• [REQUIREMENT]: Extract every line where the string "that" appears.

** Begin SUPPLIED DATA **

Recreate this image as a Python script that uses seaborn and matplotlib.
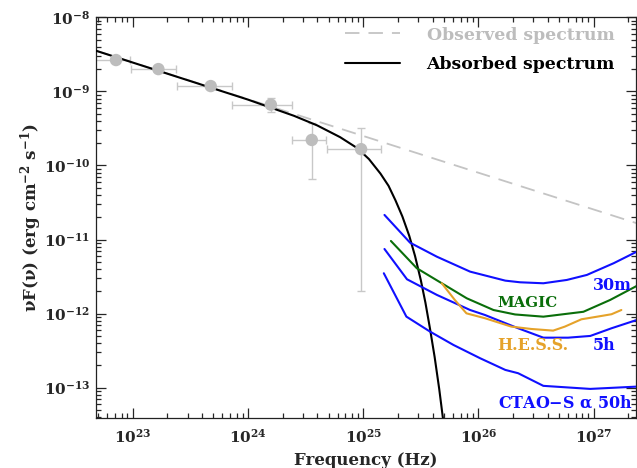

** End SUPPLIED DATA **
** Begin SUPPLIED DATA **

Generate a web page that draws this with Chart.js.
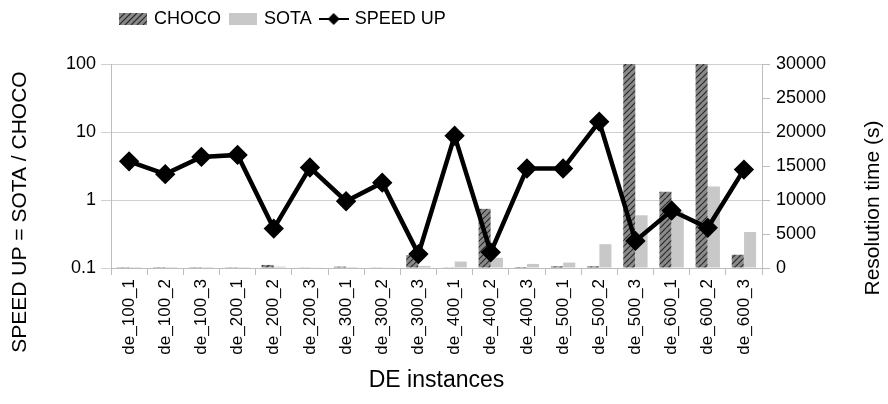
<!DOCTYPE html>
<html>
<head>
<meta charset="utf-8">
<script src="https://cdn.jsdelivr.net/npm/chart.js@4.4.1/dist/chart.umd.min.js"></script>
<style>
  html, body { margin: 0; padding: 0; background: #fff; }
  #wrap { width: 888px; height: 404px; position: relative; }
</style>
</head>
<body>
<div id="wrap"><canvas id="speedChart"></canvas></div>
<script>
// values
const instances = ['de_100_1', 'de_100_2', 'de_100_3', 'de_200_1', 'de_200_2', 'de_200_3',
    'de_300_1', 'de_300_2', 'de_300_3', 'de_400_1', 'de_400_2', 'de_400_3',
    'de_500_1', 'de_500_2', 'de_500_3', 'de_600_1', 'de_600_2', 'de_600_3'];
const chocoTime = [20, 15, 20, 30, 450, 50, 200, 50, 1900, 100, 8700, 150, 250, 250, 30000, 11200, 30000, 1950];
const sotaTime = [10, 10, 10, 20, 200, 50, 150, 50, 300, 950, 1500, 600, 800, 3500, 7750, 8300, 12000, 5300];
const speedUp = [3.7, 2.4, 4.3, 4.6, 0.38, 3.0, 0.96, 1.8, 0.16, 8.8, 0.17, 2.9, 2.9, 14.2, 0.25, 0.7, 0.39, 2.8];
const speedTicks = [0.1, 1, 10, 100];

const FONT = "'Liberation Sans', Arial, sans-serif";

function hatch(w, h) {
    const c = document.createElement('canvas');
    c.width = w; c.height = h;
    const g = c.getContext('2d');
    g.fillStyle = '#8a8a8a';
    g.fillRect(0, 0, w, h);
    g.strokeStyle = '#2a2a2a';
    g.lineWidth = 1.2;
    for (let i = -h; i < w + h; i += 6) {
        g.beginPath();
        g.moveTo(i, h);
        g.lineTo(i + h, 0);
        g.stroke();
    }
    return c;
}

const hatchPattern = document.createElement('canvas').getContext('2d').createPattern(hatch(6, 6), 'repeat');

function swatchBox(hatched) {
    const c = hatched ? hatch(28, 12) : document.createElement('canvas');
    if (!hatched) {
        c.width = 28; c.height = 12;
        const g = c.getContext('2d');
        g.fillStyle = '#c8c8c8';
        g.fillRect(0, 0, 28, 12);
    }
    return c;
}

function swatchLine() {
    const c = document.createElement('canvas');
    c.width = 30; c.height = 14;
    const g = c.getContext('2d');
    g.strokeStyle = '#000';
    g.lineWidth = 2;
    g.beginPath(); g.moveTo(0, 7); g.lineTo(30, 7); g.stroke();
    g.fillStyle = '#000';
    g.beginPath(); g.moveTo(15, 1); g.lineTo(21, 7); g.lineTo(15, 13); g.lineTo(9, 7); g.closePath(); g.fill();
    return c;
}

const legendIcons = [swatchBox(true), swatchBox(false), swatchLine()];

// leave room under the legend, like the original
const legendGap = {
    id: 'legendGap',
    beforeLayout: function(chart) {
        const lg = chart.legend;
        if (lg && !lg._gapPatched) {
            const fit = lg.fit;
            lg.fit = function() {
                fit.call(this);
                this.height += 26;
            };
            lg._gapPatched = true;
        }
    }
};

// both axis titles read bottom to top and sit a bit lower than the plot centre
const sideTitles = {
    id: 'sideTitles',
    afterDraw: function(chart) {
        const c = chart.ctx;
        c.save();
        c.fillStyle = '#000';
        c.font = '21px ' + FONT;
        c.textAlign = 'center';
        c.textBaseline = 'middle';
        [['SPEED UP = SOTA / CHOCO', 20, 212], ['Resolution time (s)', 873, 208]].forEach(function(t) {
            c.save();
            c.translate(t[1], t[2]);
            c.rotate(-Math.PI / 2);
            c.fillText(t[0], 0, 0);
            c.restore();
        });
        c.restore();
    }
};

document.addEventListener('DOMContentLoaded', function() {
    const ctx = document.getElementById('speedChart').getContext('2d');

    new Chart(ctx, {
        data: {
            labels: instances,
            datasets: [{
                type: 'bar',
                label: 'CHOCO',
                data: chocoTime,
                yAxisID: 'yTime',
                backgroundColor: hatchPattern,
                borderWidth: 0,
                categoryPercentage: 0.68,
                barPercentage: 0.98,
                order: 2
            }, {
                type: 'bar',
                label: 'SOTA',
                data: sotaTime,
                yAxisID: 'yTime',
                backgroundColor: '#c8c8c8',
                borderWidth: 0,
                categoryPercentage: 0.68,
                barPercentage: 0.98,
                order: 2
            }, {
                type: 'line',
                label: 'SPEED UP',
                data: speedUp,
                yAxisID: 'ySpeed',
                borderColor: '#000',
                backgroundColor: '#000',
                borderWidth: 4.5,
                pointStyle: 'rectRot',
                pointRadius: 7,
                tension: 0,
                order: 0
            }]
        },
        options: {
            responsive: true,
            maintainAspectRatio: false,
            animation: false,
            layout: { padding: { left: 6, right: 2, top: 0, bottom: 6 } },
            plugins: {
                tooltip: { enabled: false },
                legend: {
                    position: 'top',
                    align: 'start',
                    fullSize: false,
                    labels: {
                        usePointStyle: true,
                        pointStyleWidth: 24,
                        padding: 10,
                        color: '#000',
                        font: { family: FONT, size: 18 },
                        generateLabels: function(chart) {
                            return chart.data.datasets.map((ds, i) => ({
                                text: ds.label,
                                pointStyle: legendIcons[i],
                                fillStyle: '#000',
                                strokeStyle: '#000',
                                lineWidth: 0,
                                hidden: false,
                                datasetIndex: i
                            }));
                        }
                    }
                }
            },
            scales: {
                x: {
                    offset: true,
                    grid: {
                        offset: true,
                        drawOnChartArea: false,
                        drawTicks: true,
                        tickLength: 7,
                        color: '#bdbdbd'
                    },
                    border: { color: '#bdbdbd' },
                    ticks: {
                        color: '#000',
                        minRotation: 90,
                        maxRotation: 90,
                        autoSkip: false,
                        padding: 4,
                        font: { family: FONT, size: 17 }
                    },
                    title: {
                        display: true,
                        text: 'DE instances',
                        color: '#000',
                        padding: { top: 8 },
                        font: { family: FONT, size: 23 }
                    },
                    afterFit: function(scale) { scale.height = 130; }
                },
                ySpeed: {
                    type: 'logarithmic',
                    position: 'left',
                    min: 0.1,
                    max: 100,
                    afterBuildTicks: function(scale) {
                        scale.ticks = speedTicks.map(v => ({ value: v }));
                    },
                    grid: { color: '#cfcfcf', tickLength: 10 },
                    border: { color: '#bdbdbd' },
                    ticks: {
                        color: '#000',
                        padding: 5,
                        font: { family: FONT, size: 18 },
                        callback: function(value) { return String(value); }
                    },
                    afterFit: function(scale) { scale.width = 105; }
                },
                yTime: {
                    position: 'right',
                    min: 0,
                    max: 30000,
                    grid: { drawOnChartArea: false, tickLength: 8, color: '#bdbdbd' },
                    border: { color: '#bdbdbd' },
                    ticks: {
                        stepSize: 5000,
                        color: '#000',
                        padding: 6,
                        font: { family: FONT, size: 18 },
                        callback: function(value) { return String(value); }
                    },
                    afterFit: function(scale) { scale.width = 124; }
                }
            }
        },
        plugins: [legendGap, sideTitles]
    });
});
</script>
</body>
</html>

** End SUPPLIED DATA **

• [EXERCISE ANSWER]:
Recreate this image as a Python script that uses seaborn and matplotlib.
Generate a web page that draws this with Chart.js.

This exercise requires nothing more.